One of the unfortunate realities of the COVID-19 pandemic is that thousands of workers are being let go or are under threat of losing their jobs in order for businesses to survive. Industries such as tourism in particular have it the hardest, with travel bans effectively curbing all sorts of tourism entirely, be it foreign or local.

In Indonesia, the tourism and hospitality sectors have unsurprisingly been decimated as well. However, an ongoing initiative is actively looking for solutions in order to help the struggling workers survive and get back on their feet. Many of these workers have taken on new jobs created to clean the archipelago’s plastic-littered beaches.

On Bintan island, usually a popular destination for Singaporean holidaymakers, furloughed workers have been hired by ocean clean-up and plastic offsetting firm Seven Clean Seas to comb the beaches for litter. The workers, who have been hired on a weekly contract basis, are being paid the same daily rate as their usual jobs, plus 25 percent extra if they collect 25 kilograms of plastic.

Indonesia’s tourism and hospitality sector employs a decently large portion of the nation’s workforce at about 9 percent and contributes 4 percent to the economy. Due to being on the harsh receiving end of COVID-19, tourism numbers are expected to drop from 16 million visitors in 2019 to just 5 million in 2020.

The pandemic has also seemed to indirectly caused a severe environmental problem. Plastic pollution is believed to have worsened as a result of increased consumption of disposable personal protective equipment and packaging from online deliveries, and the lifting of bans on single-use plastic. Due to overstretched rubbish collection services and a largely insufficient waste and recycling sector, plastic pollution is running rampant and is continuing to rise.

Seven Clean Seas’ intends to help alleviate this pollution and furloughed worker issue in one go. Their beach-cleaning team of 22 staff collected 815 kilograms on their first day of operations from Bintan’s east coast beaches. Collected recyclables were passed to informal waste pickers living near Tanjong Pinang landfill. The rest was landfilled.

Tom Peacock-Nazil, founder of Seven Clean Seas, noted that the collected plastic will contribute to the plastic offsetting schemes Seven Clean Seas has had to put on hold since Covid-19 movement restrictions were introduced. Corporates pay the firm to offset the plastic they use through recovery schemes such as beach clean-ups, but opportunities to clean beaches have been limited during the pandemic.

“Covid-19 has dealt a huge blow to Indonesia’s hospitality businesses, leaving many unemployed or furloughed for extended periods. These communities often are very vulnerable without the ability to earn wages,” said Peacock-Nazil.

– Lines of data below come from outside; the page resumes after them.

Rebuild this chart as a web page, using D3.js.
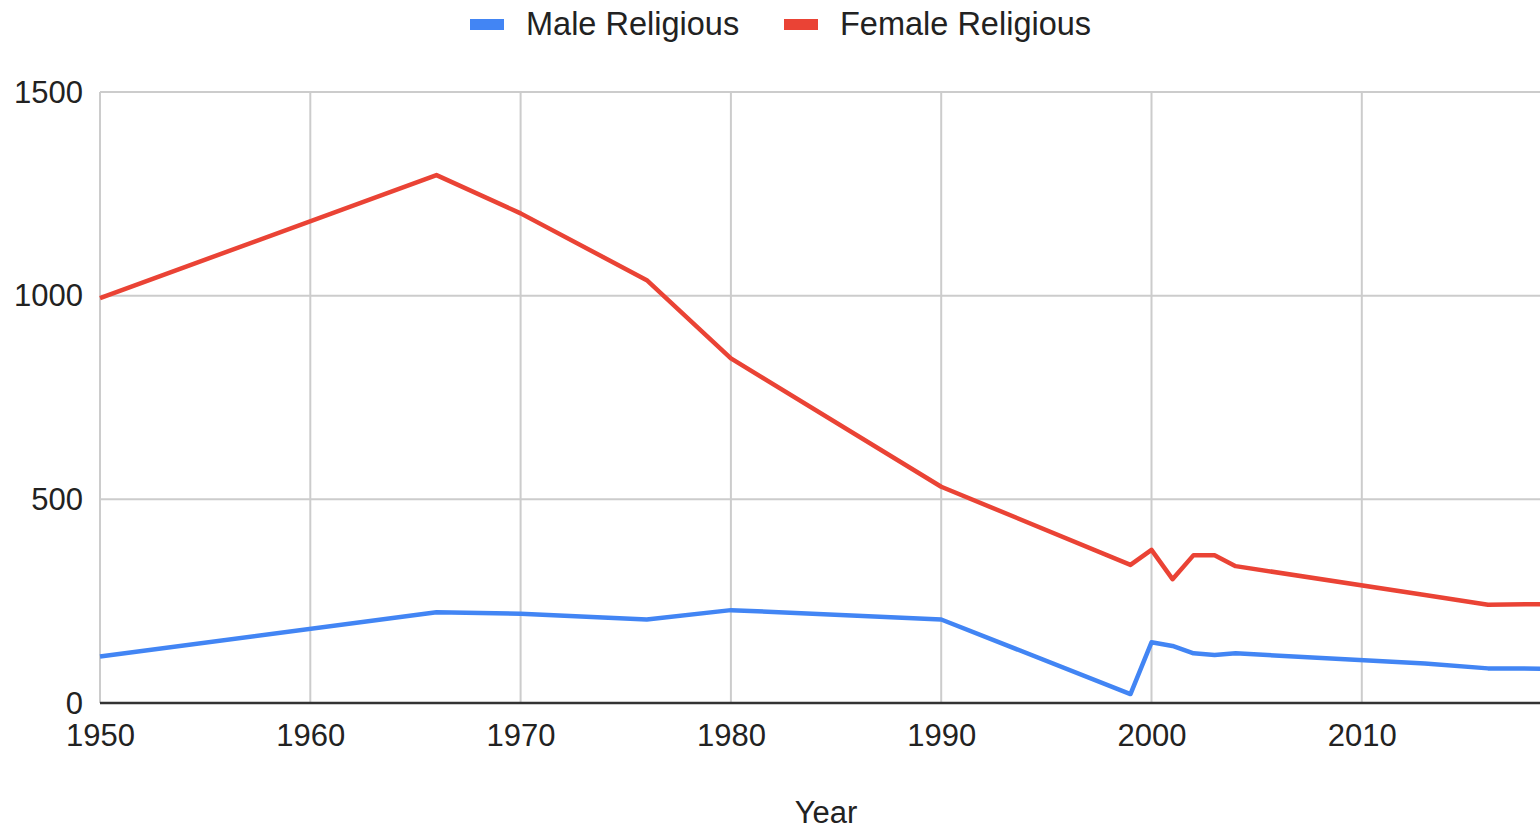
<!DOCTYPE html>
<html>
<head>
<meta charset="utf-8">
<title>Religious</title>
<script src="https://d3js.org/d3.v7.min.js"></script>
<style>
  body { margin: 0; background: #fff; }
  svg text { font-family: "Liberation Sans", Arial, sans-serif; fill: #222; }
  .grid line { stroke: #cccccc; stroke-width: 2px; }
  .axis path, .axis line { display: none; }
</style>
</head>
<body>
<div id="chart"></div>
<script>
// data
var years = [1950, 1966, 1970, 1976, 1980, 1990, 1999, 2000, 2001, 2002, 2003, 2004, 2013, 2016, 2019];
var male = [114, 223, 219, 205, 228, 205, 22, 149, 140, 122, 118, 122, 97, 85, 84];
var female = [994, 1296, 1202, 1038, 846, 531, 339, 376, 304, 363, 363, 336, 265, 241, 243];
var xTicks = [1950, 1960, 1970, 1980, 1990, 2000, 2010];
var yTicks = [0, 500, 1000, 1500];
var seriesNames = ["Male Religious", "Female Religious"];
var seriesColors = ["#4285f4", "#ea4335"];

var W = 1540, H = 831;
var plotLeft = 100, plotTop = 92, plotBottom = 703;

var svg = d3.select("#chart").append("svg")
    .attr("width", W)
    .attr("height", H);

var x = d3.scaleLinear().domain([1950, 2020]).range([plotLeft, plotLeft + 70 * 21.03]);
var y = d3.scaleLinear().domain([0, 1500]).range([plotBottom, plotTop]);

// grid
var grid = svg.append("g").attr("class", "grid");
grid.selectAll(".h").data(yTicks).enter().append("line")
    .attr("x1", plotLeft).attr("x2", W)
    .attr("y1", function(d) { return y(d); })
    .attr("y2", function(d) { return y(d); });
grid.selectAll(".v").data(xTicks).enter().append("line")
    .attr("x1", function(d) { return x(d); })
    .attr("x2", function(d) { return x(d); })
    .attr("y1", plotTop).attr("y2", plotBottom);

// axes
svg.append("g")
    .attr("class", "axis")
    .attr("transform", "translate(0," + plotBottom + ")")
    .call(d3.axisBottom(x).tickValues(xTicks).tickFormat(d3.format("d")).tickSize(0))
    .selectAll("text").style("font-size", "31px").attr("dy", "0.71em").attr("y", 21);

svg.append("g")
    .attr("class", "axis")
    .attr("transform", "translate(" + plotLeft + ",0)")
    .call(d3.axisLeft(y).tickValues(yTicks).tickFormat(d3.format("d")).tickSize(0).tickPadding(17))
    .selectAll("text").style("font-size", "31px").attr("dy", "0.33em");

// lines
var rows = years.map(function(yr, i) { return { year: yr, m: male[i], f: female[i] }; });

svg.append("clipPath").attr("id", "clip")
  .append("rect").attr("x", plotLeft - 5).attr("y", 0).attr("width", W).attr("height", H);

var lineM = d3.line().x(function(d) { return x(d.year); }).y(function(d) { return y(d.m); });
var lineF = d3.line().x(function(d) { return x(d.year); }).y(function(d) { return y(d.f); });

svg.append("path").datum(rows)
    .attr("clip-path", "url(#clip)")
    .attr("fill", "none").attr("stroke", seriesColors[0])
    .attr("stroke-width", 4.5).attr("stroke-linejoin", "round")
    .attr("d", lineM);
svg.append("path").datum(rows)
    .attr("clip-path", "url(#clip)")
    .attr("fill", "none").attr("stroke", seriesColors[1])
    .attr("stroke-width", 4.5).attr("stroke-linejoin", "round")
    .attr("d", lineF);

// baseline
svg.append("line")
    .attr("x1", plotLeft).attr("x2", W)
    .attr("y1", y(0)).attr("y2", y(0))
    .attr("stroke", "#333").attr("stroke-width", 2.5);

// legend
var legendX = [470, 784];
var lg = svg.append("g");
seriesNames.forEach(function(name, i) {
  lg.append("rect")
      .attr("x", legendX[i]).attr("y", 19)
      .attr("width", 34).attr("height", 11)
      .attr("fill", seriesColors[i]);
  lg.append("text")
      .attr("x", legendX[i] + 56).attr("y", 35)
      .style("font-size", "32.5px")
      .text(name);
});

// axis title
svg.append("text")
    .attr("x", 826).attr("y", 823)
    .attr("text-anchor", "middle")
    .style("font-size", "31px")
    .text("Year");
</script>
</body>
</html>
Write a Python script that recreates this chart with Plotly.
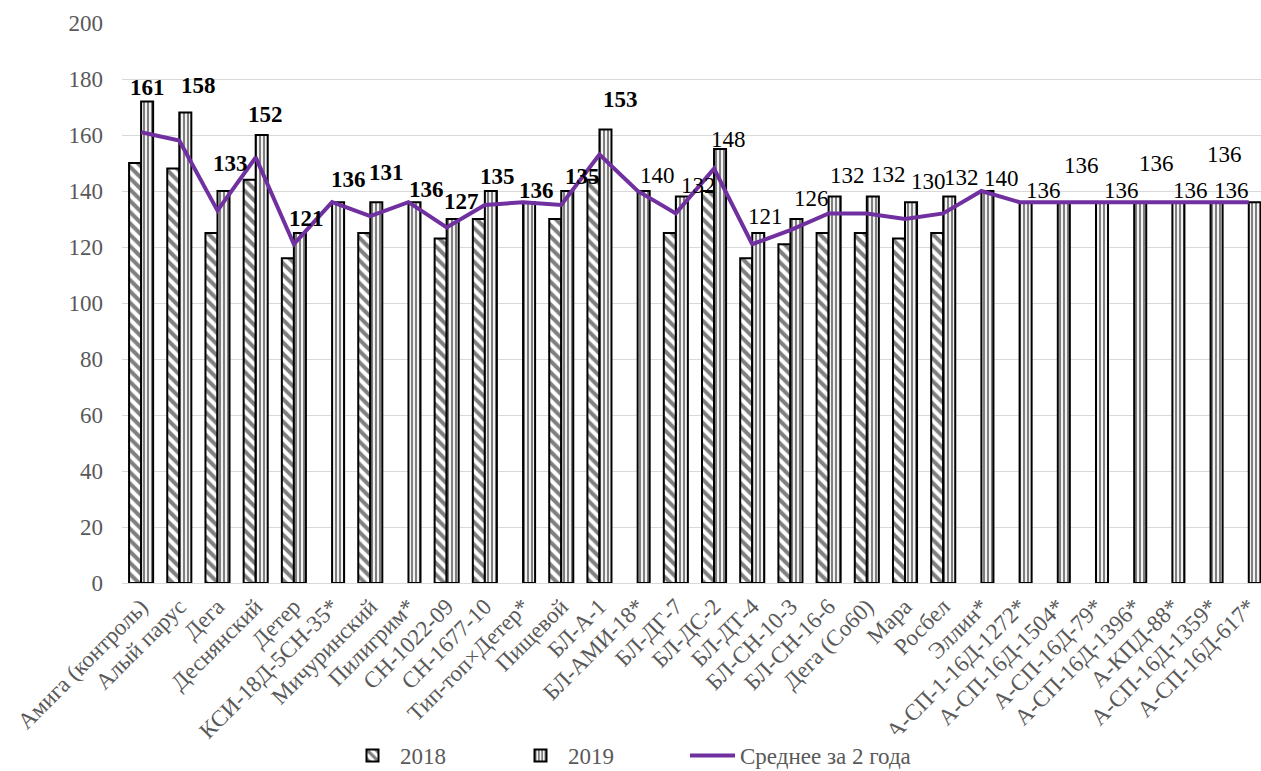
import plotly.graph_objects as go

categories = [
    "Амига (контроль)", "Алый парус", "Дега", "Деснянский", "Детер",
    "КСИ-18Д-5СН-35*", "Мичуринский", "Пилигрим*", "СН-1022-09", "СН-1677-10",
    "Тип-топ×Детер*", "Пищевой", "БЛ-А-1", "БЛ-АМИ-18*", "БЛ-ДГ-7",
    "БЛ-ДС-2", "БЛ-ДТ-4", "БЛ-СН-10-3", "БЛ-СН-16-6", "Дега (Со60)",
    "Мара", "Росбел", "Эллин*", "А-СП-1-16Д-1272*", "А-СП-16Д-1504*",
    "А-СП-16Д-79*", "А-СП-16Д-1396*", "А-КПД-88*", "А-СП-16Д-1359*", "А-СП-16Д-617*",
]
values_2018 = [150, 148, 125, 144, 116, None, 125, None, 123, 130,
               None, 130, 144, None, 125, 140, 116, 121, 125, 125,
               123, 125, None, None, None, None, None, None, None, None]
values_2019 = [172, 168, 140, 160, 125, 136, 136, 136, 130, 140,
               136, 140, 162, 140, 138, 155, 125, 130, 138, 138,
               136, 138, 140, 136, 136, 136, 136, 136, 136, 136]
values_avg = [161, 158, 133, 152, 121, 136, 131, 136, 127, 135,
              136, 135, 153, 140, 132, 148, 121, 126, 132, 132,
              130, 132, 140, 136, 136, 136, 136, 136, 136, 136]
y_ticks = [0, 20, 40, 60, 80, 100, 120, 140, 160, 180, 200]

# label placement (pixel offsets from the line point) and styling
label_dx = [6, 19, 13, 10, 13, 16, 16, 18, 15, 13, 13, 21, 21, 20, 23,
            14, 13, 21, 19, 22, 23, 18, 20, 24, 24, 26, 22, 18, 14, -17]
label_dy = [45, 55, 47, 43, 26, 23, 44, 13, 26, 29, 12, 29, 55, 16, 28,
            29, 28, 32, 38, 39, 38, 36, 13, 12, 37, 12, 39, 12, 48, 12]
n_bold = 13

FONT = "Liberation Serif"
GRAY = "#595959"
x_idx = list(range(len(categories)))

fig = go.Figure()
fig.add_trace(go.Bar(
    x=x_idx, y=values_2018, name="2018", legend="legend",
    marker=dict(color="white", line=dict(color="black", width=2),
                pattern=dict(shape="\\", fgcolor="black", bgcolor="white",
                             size=8, solidity=0.5, fillmode="overlay")),
))
fig.add_trace(go.Bar(
    x=x_idx, y=values_2019, name="2019", legend="legend",
    marker=dict(color="white", line=dict(color="black", width=2),
                pattern=dict(shape="|", fgcolor="black", bgcolor="white",
                             size=4, solidity=0.55, fillmode="overlay")),
))
fig.add_trace(go.Scatter(
    x=x_idx, y=values_avg, name="Среднее за 2 года", mode="lines", legend="legend2",
    line=dict(color="#7030A0", width=4),
))

for i, v in enumerate(values_avg):
    txt = f"<b>{v}</b>" if i < n_bold else f"{v}"
    fig.add_annotation(x=i, y=v, text=txt, showarrow=False,
                       xshift=label_dx[i], yshift=label_dy[i],
                       font=dict(family=FONT, size=23, color="black"))

legend_common = dict(orientation="h", xref="container", y=-0.308, yref="paper",
                     yanchor="middle", xanchor="left", itemwidth=45,
                     font=dict(family=FONT, size=23, color=GRAY), traceorder="normal")

fig.update_layout(
    width=1261, height=771,
    margin=dict(l=122, r=0, t=23, b=188, autoexpand=False),
    paper_bgcolor="white", plot_bgcolor="white",
    barmode="group", bargap=0.37, bargroupgap=0,
    font=dict(family=FONT, color=GRAY, size=22),
    legend=dict(x=345 / 1261, entrywidth=108, entrywidthmode="pixels", **legend_common),
    legend2=dict(x=685 / 1261, **legend_common),
    showlegend=True,
)
fig.update_xaxes(
    range=[-0.5, 29.32], tickmode="array", tickvals=x_idx, ticktext=categories,
    tickangle=-45, tickfont=dict(family=FONT, size=23, color=GRAY),
    showgrid=False, showline=True, linecolor="#d9d9d9", linewidth=1,
    ticks="", fixedrange=True, automargin=False,
)
fig.update_yaxes(
    range=[0, 200], tickvals=y_ticks, tickfont=dict(family=FONT, size=23, color=GRAY),
    showgrid=True, gridcolor="#d9d9d9", gridwidth=1, zeroline=False,
    showline=False, ticks="", ticklen=0, ticklabelstandoff=18,
    fixedrange=True, automargin=False,
)

fig.write_html("out.html")
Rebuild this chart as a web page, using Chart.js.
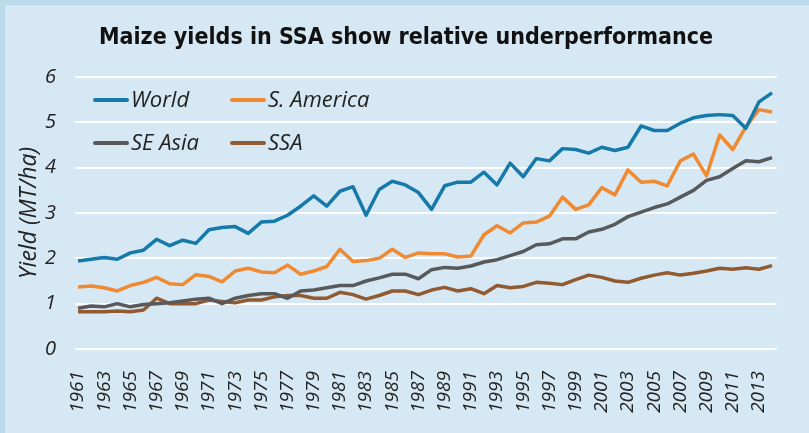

“We have pre-existing plastic offsetting mandates that require us to continue recovering plastic from the marine environment. We saw an opportunity to solve two issues at once by offering employment to these communities to clean up and recover plastic from their own regional locations.”

Peacock-Nazil said he aims to scale up the initiative in Bintan and elsewhere in Southeast Asia by working in partnership with The Long Run, a sustainable tourism civic society group, and is seeking corporate partners.